4. Assumption of Duty

[¶ 40.] On the other hand, even though a duty may not exist in law, a duty can be voluntarily assumed, and once assumed, a person must exercise reasonable care in the performance of that duty. Did the landlord assume a duty to protect neighbor children from his tenants' rock-throwing child when he said he would remove the landscape rock? The backyards held by the tenants, the injured child's parents, and the landlord were apparently all used as a common play area for the children. In fact, the landlord's yard had a swing set the children were allowed to use. Plaintiffs assert that the landlord " recognized a danger and took initial steps to remedy it, but then failed to follow through on his promise." In Andrushchenko v.
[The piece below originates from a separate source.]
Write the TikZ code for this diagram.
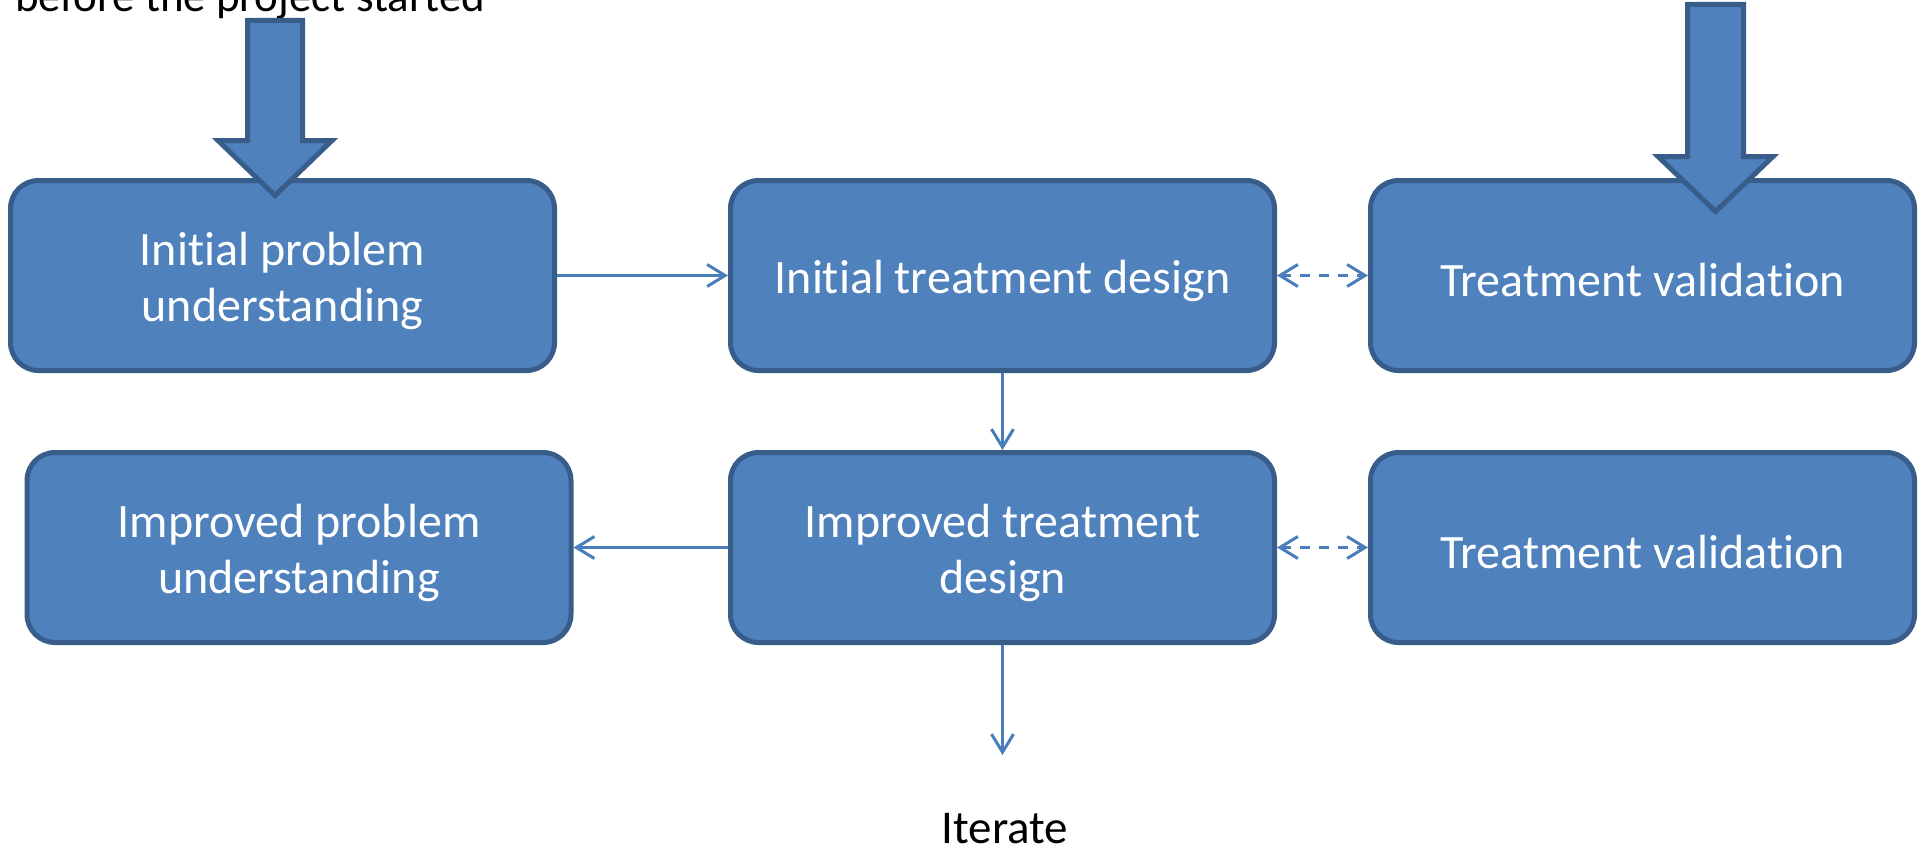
\documentclass[tikz,border=0pt]{standalone}
\usepackage{fontspec}
\setmainfont{Carlito}[Ligatures={NoCommon}]
\usetikzlibrary{arrows.meta}
\definecolor{boxfill}{HTML}{4F81BD}
\definecolor{boxline}{HTML}{385D8A}
\definecolor{connblue}{HTML}{4A7EBB}
\begin{document}
\begin{tikzpicture}[x=1pt,y=1pt,
  procbox/.style={draw=boxline, fill=boxfill, line width=5pt, rounded corners=28pt,
    minimum width=544pt, minimum height=190pt, inner sep=0pt},
  boxtext/.style={text=white, align=center, inner sep=0pt, yshift=-5pt,
    font=\fontsize{48}{56}\selectfont},
  connector/.style={draw=connblue, line width=3pt, -{Straight Barb[length=18pt,width=22pt]}},
  dconnector/.style={draw=connblue, line width=3pt, dash pattern=on 10pt off 9pt,
    {Straight Barb[length=18pt,width=22pt]}-{Straight Barb[length=18pt,width=22pt]}},
  bigarrow/.style={fill=boxfill, draw=boxline, line width=5pt, line join=miter},
  plaintext/.style={inner sep=0pt, font=\fontsize{47}{56}\selectfont, text=black}
]
\useasboundingbox (0,0) rectangle (1921,-851);
\node[procbox, label={[boxtext]center:Initial problem\\understanding}] (ipu) at (282.5,-275.5) {};
\node[procbox, label={[boxtext]center:Initial treatment design}] (itd) at (1002.5,-275.5) {};
\node[procbox, label={[boxtext]center:Treatment validation}] (tv1) at (1642.5,-275.5) {};
\node[procbox, label={[boxtext]center:Improved problem\\understanding}] (ipu2) at (299,-547.5) {};
\node[procbox, label={[boxtext]center:Improved treatment\\design}] (itd2) at (1002.5,-547.5) {};
\node[procbox, label={[boxtext]center:Treatment validation}] (tv2) at (1642.5,-547.5) {};

\draw[connector] (ipu.east) -- (itd.west);
\draw[connector] (itd.south) -- (itd2.north);
\draw[connector] (itd2.west) -- (ipu2.east);
\draw[dconnector] (itd.east) -- (tv1.west);
\draw[dconnector] (itd2.east) -- (tv2.west);
\coordinate (itend) at (1002.5,-755);
\draw[connector] (itd2.south) -- (itend);
\node[plaintext, anchor=base] (iter) at (1005,-843) {Iterate};

\node[plaintext, anchor=base west, font=\fontsize{45}{54}\selectfont] (pre) at (15,-12) {before the project started};

\draw[bigarrow] (247.5,-20.5) -- (302.5,-20.5) -- (302.5,-140.5) -- (332,-140.5)
  -- (275,-195.5) -- (218,-140.5) -- (247.5,-140.5) -- cycle;
\draw[bigarrow] (1687.5,-4.5) -- (1743.5,-4.5) -- (1743.5,-156.5) -- (1773,-156.5)
  -- (1715.5,-211.5) -- (1658,-156.5) -- (1687.5,-156.5) -- cycle;
\end{tikzpicture}
\end{document}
Silchuk, 2008 S.D. 8, ¶ 24, 744 N.W.2d 850, 858, we dealt with the gratuitous duty rule as defined in Restatement (Second) of Torts, § 323 (1965):

One who undertakes, gratuitously or for consideration, to render services to another which he should recognize as necessary for the protection of the other's person or things, is subject to liability to the other for physical harm resulting from his failure to exercise reasonable care to perform his undertaking, if
(a) his failure to exercise such care increases the risk of such harm, or
(b) the harm is suffered because of the other's reliance upon the undertaking.

[¶ 41.] As in Silchuk, the facts here taken in a light most favorable to plaintiffs " do not support the implied or express undertaking of a gratuitous duty to" protect a neighbor child. See 2008 S.D. 8, ¶ 24, 744 N.W.2d at 858-59. The landlord's failure to remove the rocks did not increase the risk of harm; that is, it did not make the situation worse than it had been. A condition not intrinsically dangerous does not become dangerous simply because the landlord had agreed to remove it. And plaintiffs do not assert that they relied on the landlord's promise as a means to protect their child. Indeed, the injured child's parents well knew of the tenant child's rock-throwing habits.

[¶ 42.] In these circumstances, the landlord had no legal duty to protect the neighbor child from his tenants' rock-throwing child.